II. — LES PREMIERS JUGES DE JEANNE : LES EXAMINATEURS DE POITIERS

Là-bas, près de Charles VII, des examens plus solennels s’imposaient. La situation du royaume était désespérée. Réglementant au Puy les fêtes du jubilé, les consuls gémissaient : « Sauf correction de ceux qui mieux savent, temps ne fut jamais si plein de périls ni d’alarmes[1]. » Et voilà qu’une pucelle survenait, avec cette consigne, avec cette certitude de sauver la France : elle parlait à Charles VII de certains secrets, que lui seul et Dieu savaient. Dieu m’envoie, insistait-elle ; et Charles, troublé, se tournant vers les théologiens, leur demandait : Est-ce vrai ?

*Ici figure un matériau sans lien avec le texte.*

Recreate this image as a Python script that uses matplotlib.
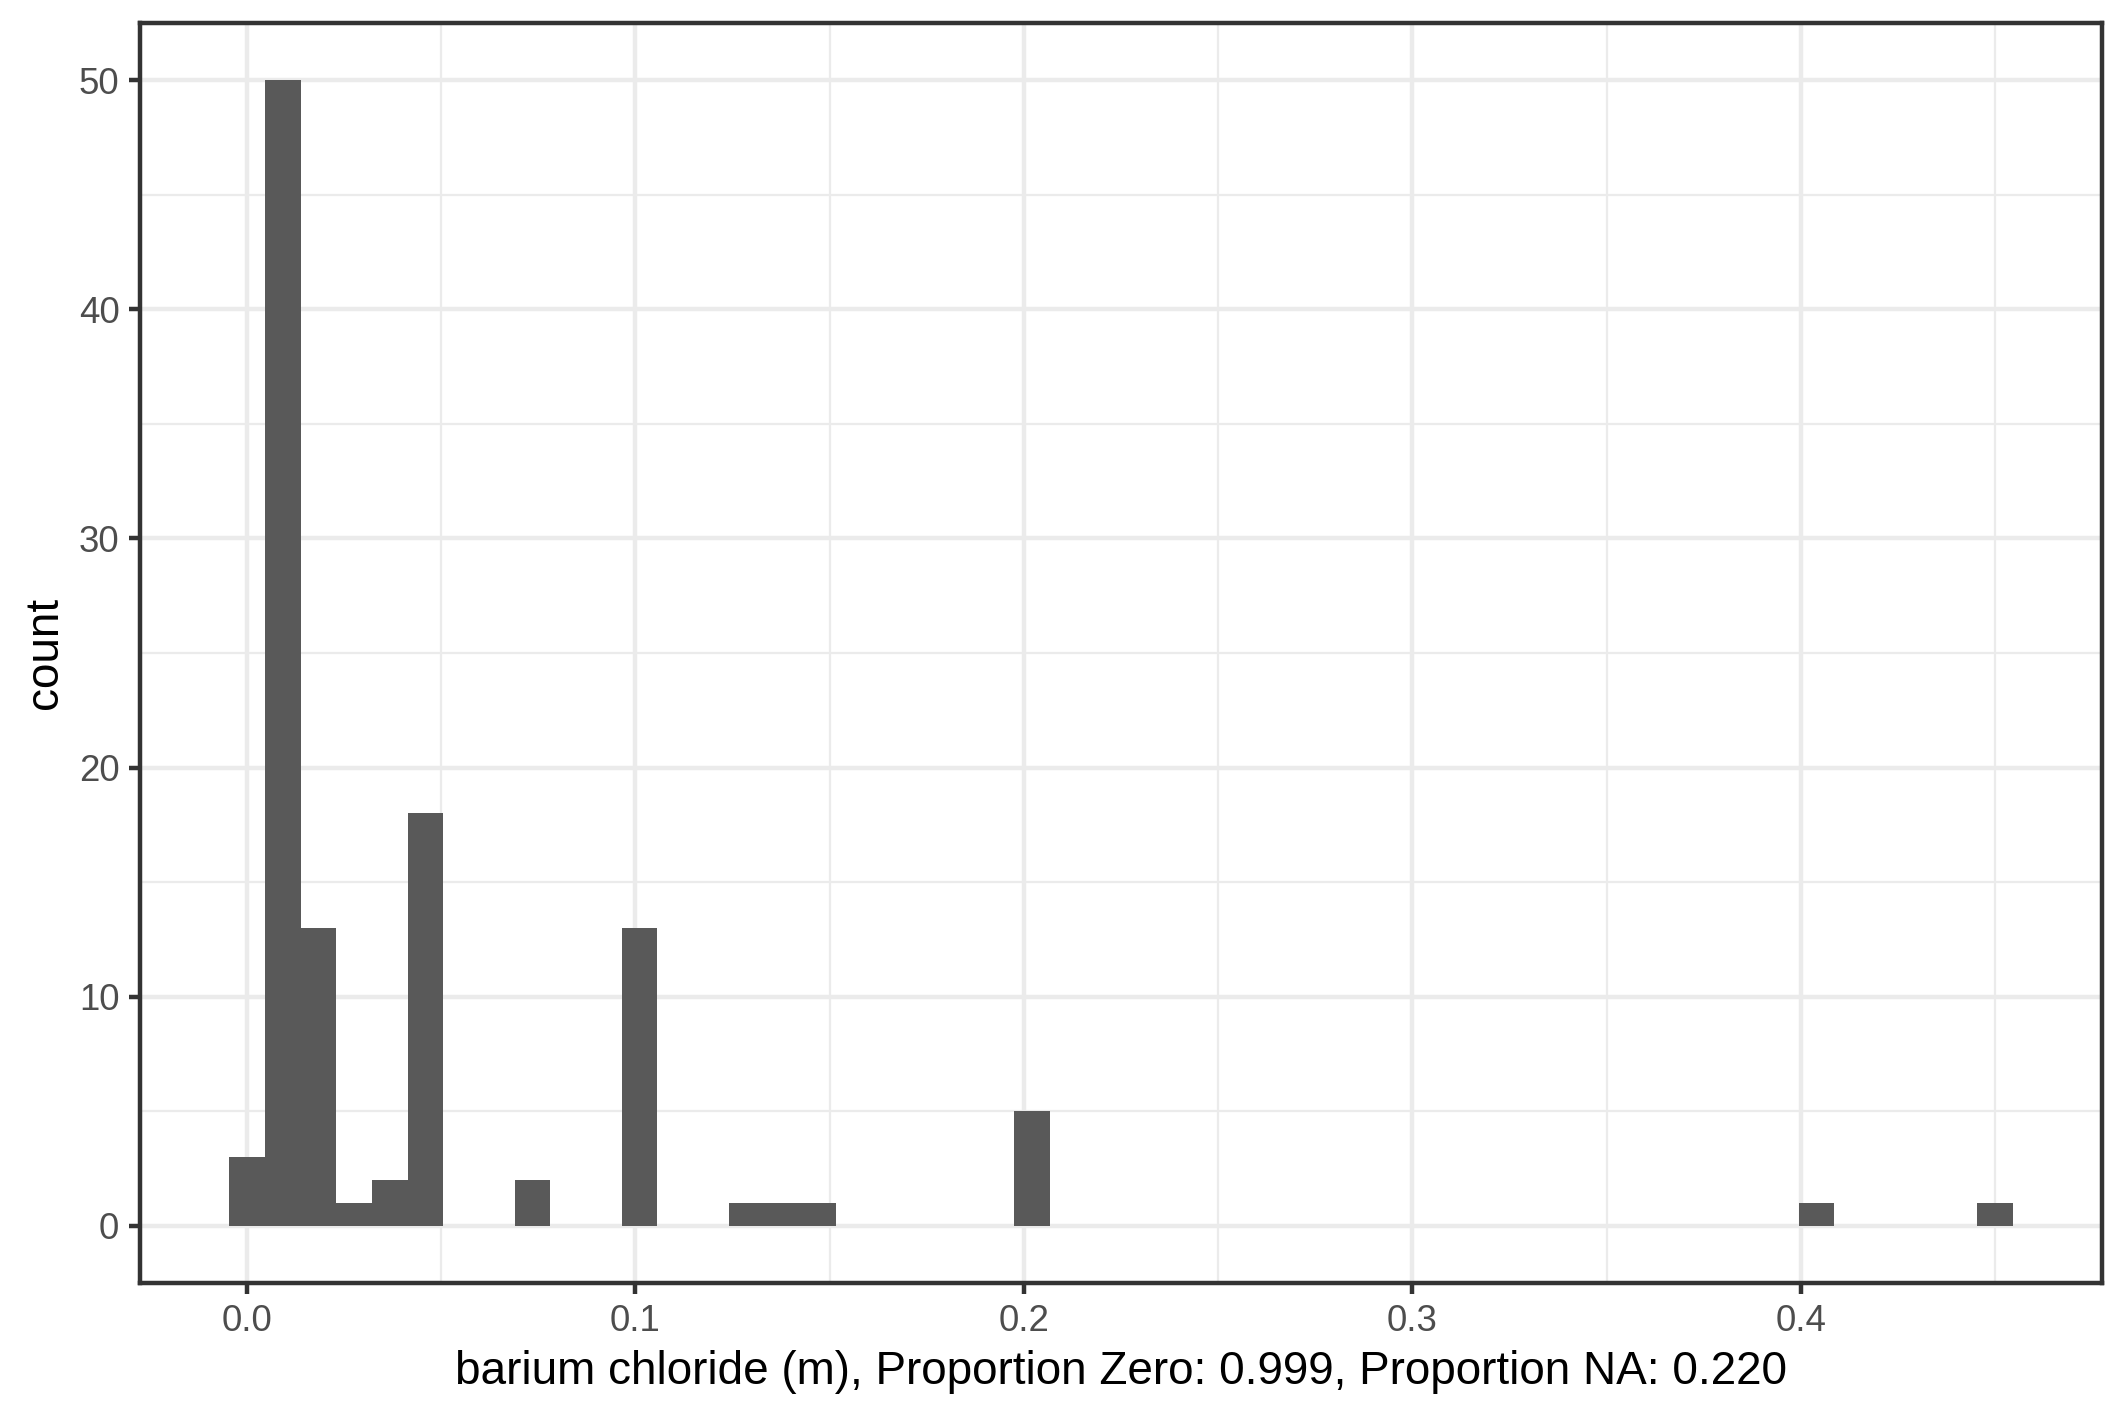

Une curieuse tapisserie du quinzième siècle, conservée au Musée Johannique d’Orléans, représente Jeanne chevauchant avec ses compagnons vers le château de Chinon : Charles VIIil, à pied, sort pour l’accueillir. Un des pages de Jeanne tient une banderole, sur laquelle se lisent en vieil allemand ces mots triomphants : « Ici vient la Vierge envoyée de Dieu au

  1. Sur la coïncidence entre ce jubilé de la Vierge angélique du Puy, où la mère de Jeanne se rendit, et le voyage de Chinon, voir Gabriel Hanotaux, Jeanne d’Arc, p. 48 et suiv. (Paris, 1911).